GIVEN MATERIAL:
━━━━━━━━━━━━━━━━━━━━
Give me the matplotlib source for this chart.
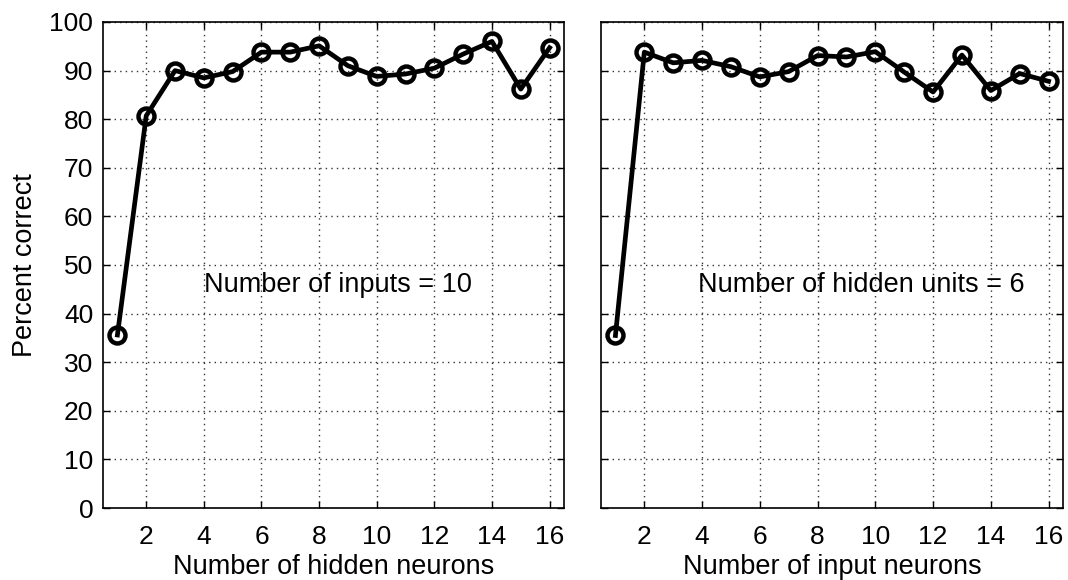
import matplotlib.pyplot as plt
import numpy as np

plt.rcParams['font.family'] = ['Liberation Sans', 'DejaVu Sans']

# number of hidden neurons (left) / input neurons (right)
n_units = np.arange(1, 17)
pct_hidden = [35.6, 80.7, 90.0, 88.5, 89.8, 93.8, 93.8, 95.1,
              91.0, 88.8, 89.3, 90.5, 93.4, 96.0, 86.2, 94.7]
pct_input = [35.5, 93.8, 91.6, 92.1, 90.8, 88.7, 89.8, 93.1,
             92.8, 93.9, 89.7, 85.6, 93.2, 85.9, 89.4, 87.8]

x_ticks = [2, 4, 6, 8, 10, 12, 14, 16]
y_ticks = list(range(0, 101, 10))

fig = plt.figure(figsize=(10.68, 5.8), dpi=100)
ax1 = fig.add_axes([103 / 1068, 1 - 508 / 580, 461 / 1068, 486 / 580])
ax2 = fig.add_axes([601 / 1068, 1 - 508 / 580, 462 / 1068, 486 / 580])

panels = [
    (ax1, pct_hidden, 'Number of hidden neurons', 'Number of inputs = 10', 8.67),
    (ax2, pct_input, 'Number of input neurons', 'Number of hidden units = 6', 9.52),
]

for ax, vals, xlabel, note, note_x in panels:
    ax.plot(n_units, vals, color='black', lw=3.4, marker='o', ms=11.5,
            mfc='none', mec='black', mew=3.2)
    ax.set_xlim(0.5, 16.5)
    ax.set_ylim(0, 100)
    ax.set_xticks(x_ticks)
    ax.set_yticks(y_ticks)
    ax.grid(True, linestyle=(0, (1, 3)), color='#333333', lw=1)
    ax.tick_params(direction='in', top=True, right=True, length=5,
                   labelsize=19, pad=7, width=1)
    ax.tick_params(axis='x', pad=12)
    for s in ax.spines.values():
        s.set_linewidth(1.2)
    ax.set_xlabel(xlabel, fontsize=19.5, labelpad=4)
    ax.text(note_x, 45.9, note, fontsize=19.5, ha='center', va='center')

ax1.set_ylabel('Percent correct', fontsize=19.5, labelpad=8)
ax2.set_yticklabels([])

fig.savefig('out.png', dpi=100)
━━━━━━━━━━━━━━━━━━━━
WRITTEN EXERCISE:
Set down again, exactly, the lines of the material above from its first line to the one with "fontsize=19.5, ha='center', va='center')", inclusive. Leave the pictures out.

OUTPUT FOR THIS EXERCISE:
Give me the matplotlib source for this chart.
import matplotlib.pyplot as plt
import numpy as np

plt.rcParams['font.family'] = ['Liberation Sans', 'DejaVu Sans']

# number of hidden neurons (left) / input neurons (right)
n_units = np.arange(1, 17)
pct_hidden = [35.6, 80.7, 90.0, 88.5, 89.8, 93.8, 93.8, 95.1,
              91.0, 88.8, 89.3, 90.5, 93.4, 96.0, 86.2, 94.7]
pct_input = [35.5, 93.8, 91.6, 92.1, 90.8, 88.7, 89.8, 93.1,
             92.8, 93.9, 89.7, 85.6, 93.2, 85.9, 89.4, 87.8]

x_ticks = [2, 4, 6, 8, 10, 12, 14, 16]
y_ticks = list(range(0, 101, 10))

fig = plt.figure(figsize=(10.68, 5.8), dpi=100)
ax1 = fig.add_axes([103 / 1068, 1 - 508 / 580, 461 / 1068, 486 / 580])
ax2 = fig.add_axes([601 / 1068, 1 - 508 / 580, 462 / 1068, 486 / 580])

panels = [
    (ax1, pct_hidden, 'Number of hidden neurons', 'Number of inputs = 10', 8.67),
    (ax2, pct_input, 'Number of input neurons', 'Number of hidden units = 6', 9.52),
]

for ax, vals, xlabel, note, note_x in panels:
    ax.plot(n_units, vals, color='black', lw=3.4, marker='o', ms=11.5,
            mfc='none', mec='black', mew=3.2)
    ax.set_xlim(0.5, 16.5)
    ax.set_ylim(0, 100)
    ax.set_xticks(x_ticks)
    ax.set_yticks(y_ticks)
    ax.grid(True, linestyle=(0, (1, 3)), color='#333333', lw=1)
    ax.tick_params(direction='in', top=True, right=True, length=5,
                   labelsize=19, pad=7, width=1)
    ax.tick_params(axis='x', pad=12)
    for s in ax.spines.values():
        s.set_linewidth(1.2)
    ax.set_xlabel(xlabel, fontsize=19.5, labelpad=4)
    ax.text(note_x, 45.9, note, fontsize=19.5, ha='center', va='center')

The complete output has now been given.